Oh! My brother democrats in and out of the alliance, you who realize that the integrity of your party is essential to the continued supremacy of the white race in Georgia; you who realize that white supremacy is essential to the best interests of both races, and to the security of your property and the safety of your homes; I appeal to you by these, and by your love of law and order, and by your devotion to the principles that have protected you in the past, and must preserve you in the future, by these and by all else that makes life sweet, and this south-land a paradise, I appeal to you to hold steadfastly to our time-honored faiths, and by their saving power rescue this commonwealth from the evils of democratic dissention. …

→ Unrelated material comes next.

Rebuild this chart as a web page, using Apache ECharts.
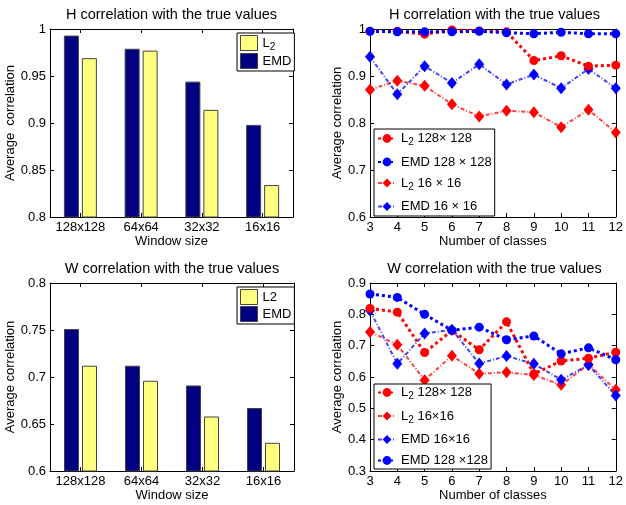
<!DOCTYPE html>
<html>
<head>
<meta charset="utf-8">
<script src="https://cdn.jsdelivr.net/npm/echarts@6/dist/echarts.min.js"></script>
<style>
html,body{margin:0;padding:0;background:#fff;}
#c{width:626px;height:505px;}
</style>
</head>
<body>
<div id="c"></div>
<script>
// ---- Data ----
const windowSizes = ['128x128', '64x64', '32x32', '16x16'];
const hBarEMD = [0.993, 0.979, 0.944, 0.898];
const hBarL2  = [0.969, 0.977, 0.914, 0.834];
const wBarEMD = [0.751, 0.712, 0.691, 0.667];
const wBarL2  = [0.712, 0.696, 0.658, 0.630];

const classes = [3, 4, 5, 6, 7, 8, 9, 10, 11, 12];
const hL2_128  = [0.995, 0.995, 0.989, 0.998, 0.996, 0.994, 0.933, 0.943, 0.921, 0.923];
const hEMD_128 = [0.995, 0.994, 0.994, 0.994, 0.995, 0.992, 0.990, 0.993, 0.990, 0.990];
const hL2_16   = [0.871, 0.890, 0.879, 0.840, 0.814, 0.826, 0.823, 0.791, 0.828, 0.780];
const hEMD_16  = [0.941, 0.861, 0.921, 0.885, 0.925, 0.882, 0.903, 0.874, 0.915, 0.874];

const wL2_128  = [0.819, 0.807, 0.678, 0.748, 0.687, 0.776, 0.610, 0.651, 0.660, 0.679];
const wL2_16   = [0.744, 0.703, 0.590, 0.668, 0.610, 0.615, 0.606, 0.575, 0.640, 0.559];
const wEMD_16  = [0.812, 0.642, 0.739, 0.751, 0.643, 0.667, 0.642, 0.591, 0.638, 0.541];
const wEMD_128 = [0.865, 0.854, 0.800, 0.749, 0.759, 0.719, 0.731, 0.674, 0.693, 0.655];

const hBarTicks = [0.8, 1, 0.05];
const wBarTicks = [0.6, 0.8, 0.05];
const hLineTicks = [0.6, 1, 0.1];
const wLineTicks = [0.3, 0.9, 0.1];

const titles = ['H correlation with the true values', 'H correlation with the true values',
                'W correlation with the true values', 'W correlation with the true values'];

// legend labels: [main text before subscript, subscript, rest]
const labelMap = {
  hL2: ['L', '2', ''], hEMD: ['EMD', '', ''], wL2: ['L2', '', ''], wEMD: ['EMD', '', ''],
  hL2_128: ['L', '2', ' 128\u00d7 128'], hEMD_128: ['EMD 128 \u00d7 128', '', ''],
  hL2_16: ['L', '2', ' 16 \u00d7 16'], hEMD_16: ['EMD 16 \u00d7 16', '', ''],
  wL2_128: ['L', '2', ' 128\u00d7 128'], wL2_16: ['L', '2', ' 16\u00d716'],
  wEMD_16: ['EMD 16\u00d716', '', ''], wEMD_128: ['EMD 128 \u00d7128', '', '']
};
function legendFormat(n) {
  const p = labelMap[n];
  let s = '{a|' + p[0] + '}';
  if (p[1]) s += '{s|' + p[1] + '}';
  if (p[2]) s += '{a|' + p[2] + '}';
  return s;
}

// ---- Layout / style ----
const FONT = "'Liberation Sans', Arial, Helvetica, sans-serif";
const grids = [
  {left: 50, top: 29, width: 243, height: 188},
  {left: 370, top: 29, width: 249, height: 188},
  {left: 50, top: 283, width: 244, height: 188},
  {left: 370, top: 283, width: 249, height: 188}
];
const txt = {color: '#000', fontFamily: FONT, fontSize: 13};
const axLine = {show: true, onZero: false, lineStyle: {color: '#000', width: 1}};

const xAxes = [], yAxes = [];
function addAxes(gi, isCat, yt, xName, yName, yGap, xGap) {
  const cat = isCat;
  xAxes.push({
    gridIndex: gi, type: cat ? 'category' : 'value', position: 'bottom',
    data: cat ? windowSizes : undefined,
    min: cat ? undefined : 3, max: cat ? undefined : 12, interval: cat ? undefined : 1,
    axisLine: axLine, splitLine: {show: false},
    axisTick: {show: true, inside: true, length: 4, alignWithLabel: true, interval: 0, lineStyle: {color: '#000'}},
    axisLabel: Object.assign({margin: 4, interval: 0}, txt),
    name: xName, nameLocation: 'middle', nameGap: xGap, nameTextStyle: txt
  });
  xAxes.push({
    gridIndex: gi, type: cat ? 'category' : 'value', position: 'top',
    data: cat ? windowSizes : undefined,
    min: cat ? undefined : 3, max: cat ? undefined : 12, interval: cat ? undefined : 1,
    axisLine: axLine, splitLine: {show: false},
    axisTick: {show: true, inside: true, length: 4, alignWithLabel: true, interval: 0, lineStyle: {color: '#000'}},
    axisLabel: {show: false}
  });
  yAxes.push({
    gridIndex: gi, type: 'value', position: 'left', min: yt[0], max: yt[1], interval: yt[2],
    axisLine: axLine, splitLine: {show: false},
    axisTick: {show: true, inside: true, length: 4, lineStyle: {color: '#000'}},
    axisLabel: Object.assign({margin: 4}, txt),
    name: yName, nameLocation: 'middle', nameGap: yGap, nameTextStyle: txt
  });
  yAxes.push({
    gridIndex: gi, type: 'value', position: 'right', min: yt[0], max: yt[1], interval: yt[2],
    axisLine: axLine, splitLine: {show: false},
    axisTick: {show: true, inside: true, length: 4, lineStyle: {color: '#000'}},
    axisLabel: {show: false}
  });
}
addAxes(0, true, hBarTicks, 'Window size', 'Average  correlation', 29, 15);
addAxes(1, false, hLineTicks, 'Number of classes', 'Average correlation', 20, 16);
addAxes(2, true, wBarTicks, 'Window size', 'Average correlation', 29, 16);
addAxes(3, false, wLineTicks, 'Number of classes', 'Average correlation', 20, 16);

const NAVY = '#000080', YEL = '#ffff80', RED = '#ff0000', BLUE = '#0000ff';
function bar(name, data, gi, color) {
  return {name, type: 'bar', xAxisIndex: gi * 2, yAxisIndex: gi * 2, data,
    barWidth: 15, barGap: '20%',
    itemStyle: {color, borderColor: '#444', borderWidth: 1}};
}
function line(name, data, gi, color, big) {
  return {name, type: 'line', xAxisIndex: gi * 2, yAxisIndex: gi * 2,
    data: classes.map((c, i) => [c, data[i]]),
    symbol: big ? 'circle' : 'diamond', symbolSize: big ? 9 : [10, 12],
    itemStyle: {color},
    lineStyle: big ? {color, width: 3, type: [3, 3]} : {color, width: 2, type: [4, 2, 1, 2], opacity: 0.75},
    z: big ? 3 : 2};
}

const series = [
  bar('hEMD', hBarEMD, 0, NAVY), bar('hL2', hBarL2, 0, YEL),
  bar('wEMD', wBarEMD, 2, NAVY), bar('wL2', wBarL2, 2, YEL),
  line('hL2_16', hL2_16, 1, RED, false), line('hEMD_16', hEMD_16, 1, BLUE, false),
  line('hL2_128', hL2_128, 1, RED, true), line('hEMD_128', hEMD_128, 1, BLUE, true),
  line('wL2_16', wL2_16, 3, RED, false), line('wEMD_16', wEMD_16, 3, BLUE, false),
  line('wL2_128', wL2_128, 3, RED, true), line('wEMD_128', wEMD_128, 3, BLUE, true)
];

const legText = {
  color: '#000', fontFamily: FONT, fontSize: 13,
  rich: {
    a: {color: '#000', fontFamily: FONT, fontSize: 13, lineHeight: 18},
    s: {color: '#000', fontFamily: FONT, fontSize: 10, lineHeight: 10, verticalAlign: 'bottom'}
  }
};
const legBase = {orient: 'vertical', borderColor: '#000', borderWidth: 1, backgroundColor: '#fff',
  textStyle: legText, formatter: legendFormat, selectedMode: false};
const legends = [
  Object.assign({}, legBase, {data: ['hL2', 'hEMD'], left: 237, top: 33, padding: [2, 3, 2, 3],
    icon: 'rect', itemWidth: 17, itemHeight: 15, itemGap: 1, itemTextGap: 3,
    itemStyle: {borderColor: '#444', borderWidth: 1}}),
  Object.assign({}, legBase, {data: ['wL2', 'wEMD'], left: 237, top: 287, padding: [2, 3, 2, 3],
    icon: 'rect', itemWidth: 17, itemHeight: 15, itemGap: 1, itemTextGap: 3,
    itemStyle: {borderColor: '#444', borderWidth: 1}}),
  Object.assign({}, legBase, {data: ['hL2_128', 'hEMD_128', 'hL2_16', 'hEMD_16'], left: 374, top: 129,
    padding: [3, 3, 3, 3], itemWidth: 18, itemHeight: 11, itemGap: 8, itemTextGap: 4}),
  Object.assign({}, legBase, {data: ['wL2_128', 'wL2_16', 'wEMD_16', 'wEMD_128'], left: 374, top: 384,
    padding: [2, 3, 2, 3], itemWidth: 18, itemHeight: 11, itemGap: 8, itemTextGap: 4})
];

const titleCenters = [[171.5, 7], [494.5, 7], [172, 261], [494.5, 261]];
const titleOpts = titles.map((t, i) => ({
  text: t, left: titleCenters[i][0], top: titleCenters[i][1], textAlign: 'center',
  textStyle: {color: '#000', fontFamily: FONT, fontSize: 14.5, fontWeight: 'normal'}, padding: 0
}));

const chart = echarts.init(document.getElementById('c'), null, {renderer: 'canvas'});
chart.setOption({
  animation: false,
  backgroundColor: '#fff',
  title: titleOpts,
  grid: grids,
  xAxis: xAxes,
  yAxis: yAxes,
  legend: legends,
  series: series
});
</script>
</body>
</html>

… If in war or in peace I have failed in my duty to this people or to my country; if from April '61 to April '65 I lingered in the rear while your brave sons went to the front; if I sought places of safety or cowered under cover while they trod fearlessly the fields of blood; if after the war, for one day or for one hour, I deserted the south while she agonized on the cross if reconstruction; if in the senate or as governor I have perverted these high trusts to personal ends; if anywhere and for one moment of time one throb of my heart has been untrue to this people; then let the indictment be made and the witnesses summoned in open court; and if in aught I have offended I will acknowledge the justice of the stroke. But do not, I pray you, for your own sake, at the bidding of any set of men, seek to justify my execution on the untenable and false ground that I am not the friend of the Farmers' Alliance. That will not do, my countrymen. The proof is too overwhelming and crushing that such a charge is unjustifiably false. …

…And now, my fellow-countrymen, I have delivered my message of peace and my appeal for harmony. If my defeat is to be compassed by the programme discussed, I should feel that the blow had been struck in the house of my friends—struck by the very men to whose rights and interests so large a portion of my public life has been devoted. The loss of the office would not be the source of my deepest regret; for you are my witnesses that I could have secured it by an almost unanimous vote.

The keenest pang would be the consciousness that among those who dealt the blow were my confederate comrades in the alliance brotherhood acting under the leadership of men who never shared with them the dread fortunes of war. I refuse to believe that these brave veterans—the Old Guard of the confederate army and of southern honor, than whom the world contains no grander men—will, on such a pretext, repudiate their pledges to their constituents, or bring dissension into democratic ranks, which may involve the future welfare of this great commonwealth.